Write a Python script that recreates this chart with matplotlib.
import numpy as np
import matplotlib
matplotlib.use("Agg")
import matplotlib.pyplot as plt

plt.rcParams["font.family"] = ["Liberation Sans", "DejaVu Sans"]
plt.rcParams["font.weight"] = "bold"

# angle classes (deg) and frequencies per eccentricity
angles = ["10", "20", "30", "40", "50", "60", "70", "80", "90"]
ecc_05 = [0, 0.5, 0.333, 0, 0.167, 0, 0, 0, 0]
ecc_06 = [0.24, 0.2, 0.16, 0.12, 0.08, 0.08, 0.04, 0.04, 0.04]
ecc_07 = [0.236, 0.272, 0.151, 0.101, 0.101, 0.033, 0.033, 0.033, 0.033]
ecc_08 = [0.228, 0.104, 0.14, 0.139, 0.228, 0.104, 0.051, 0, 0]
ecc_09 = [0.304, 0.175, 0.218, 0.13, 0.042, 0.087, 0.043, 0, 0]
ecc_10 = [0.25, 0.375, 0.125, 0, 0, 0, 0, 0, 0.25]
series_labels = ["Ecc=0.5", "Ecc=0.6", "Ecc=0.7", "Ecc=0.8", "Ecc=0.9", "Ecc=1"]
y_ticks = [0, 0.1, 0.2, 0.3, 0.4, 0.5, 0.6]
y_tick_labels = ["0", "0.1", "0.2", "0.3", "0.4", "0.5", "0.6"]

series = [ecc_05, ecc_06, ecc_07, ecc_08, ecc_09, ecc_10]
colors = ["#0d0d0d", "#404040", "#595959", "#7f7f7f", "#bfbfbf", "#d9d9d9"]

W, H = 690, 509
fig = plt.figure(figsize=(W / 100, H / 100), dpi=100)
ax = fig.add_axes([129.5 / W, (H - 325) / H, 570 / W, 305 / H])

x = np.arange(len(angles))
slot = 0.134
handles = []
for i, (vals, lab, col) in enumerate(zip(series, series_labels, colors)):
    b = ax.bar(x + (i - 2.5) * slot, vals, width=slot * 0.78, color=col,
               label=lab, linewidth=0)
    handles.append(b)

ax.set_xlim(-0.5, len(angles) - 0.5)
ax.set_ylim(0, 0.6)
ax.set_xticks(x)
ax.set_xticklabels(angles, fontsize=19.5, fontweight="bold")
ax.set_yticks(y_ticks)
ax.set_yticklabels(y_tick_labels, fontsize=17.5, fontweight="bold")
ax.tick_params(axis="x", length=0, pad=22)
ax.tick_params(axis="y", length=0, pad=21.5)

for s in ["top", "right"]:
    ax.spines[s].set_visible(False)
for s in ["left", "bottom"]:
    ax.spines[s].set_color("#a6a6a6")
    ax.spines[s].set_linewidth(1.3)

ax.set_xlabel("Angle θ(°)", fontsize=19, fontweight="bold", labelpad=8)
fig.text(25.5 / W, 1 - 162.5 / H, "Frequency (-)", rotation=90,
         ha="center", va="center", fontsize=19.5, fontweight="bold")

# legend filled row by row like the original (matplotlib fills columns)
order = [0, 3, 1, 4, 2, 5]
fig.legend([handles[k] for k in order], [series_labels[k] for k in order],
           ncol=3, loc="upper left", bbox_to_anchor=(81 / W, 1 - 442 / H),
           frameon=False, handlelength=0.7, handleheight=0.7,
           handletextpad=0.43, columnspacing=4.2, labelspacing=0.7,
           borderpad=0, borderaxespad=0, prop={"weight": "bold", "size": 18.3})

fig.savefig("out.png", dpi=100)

TASK TO CARRY OUT
Set down the lines above as they stand, starting with the first line and ending with the line that contains "handles.append(b)".

WRITTEN SOLUTION
Write a Python script that recreates this chart with matplotlib.
import numpy as np
import matplotlib
matplotlib.use("Agg")
import matplotlib.pyplot as plt

plt.rcParams["font.family"] = ["Liberation Sans", "DejaVu Sans"]
plt.rcParams["font.weight"] = "bold"

# angle classes (deg) and frequencies per eccentricity
angles = ["10", "20", "30", "40", "50", "60", "70", "80", "90"]
ecc_05 = [0, 0.5, 0.333, 0, 0.167, 0, 0, 0, 0]
ecc_06 = [0.24, 0.2, 0.16, 0.12, 0.08, 0.08, 0.04, 0.04, 0.04]
ecc_07 = [0.236, 0.272, 0.151, 0.101, 0.101, 0.033, 0.033, 0.033, 0.033]
ecc_08 = [0.228, 0.104, 0.14, 0.139, 0.228, 0.104, 0.051, 0, 0]
ecc_09 = [0.304, 0.175, 0.218, 0.13, 0.042, 0.087, 0.043, 0, 0]
ecc_10 = [0.25, 0.375, 0.125, 0, 0, 0, 0, 0, 0.25]
series_labels = ["Ecc=0.5", "Ecc=0.6", "Ecc=0.7", "Ecc=0.8", "Ecc=0.9", "Ecc=1"]
y_ticks = [0, 0.1, 0.2, 0.3, 0.4, 0.5, 0.6]
y_tick_labels = ["0", "0.1", "0.2", "0.3", "0.4", "0.5", "0.6"]

series = [ecc_05, ecc_06, ecc_07, ecc_08, ecc_09, ecc_10]
colors = ["#0d0d0d", "#404040", "#595959", "#7f7f7f", "#bfbfbf", "#d9d9d9"]

W, H = 690, 509
fig = plt.figure(figsize=(W / 100, H / 100), dpi=100)
ax = fig.add_axes([129.5 / W, (H - 325) / H, 570 / W, 305 / H])

x = np.arange(len(angles))
slot = 0.134
handles = []
for i, (vals, lab, col) in enumerate(zip(series, series_labels, colors)):
    b = ax.bar(x + (i - 2.5) * slot, vals, width=slot * 0.78, color=col,
               label=lab, linewidth=0)
    handles.append(b)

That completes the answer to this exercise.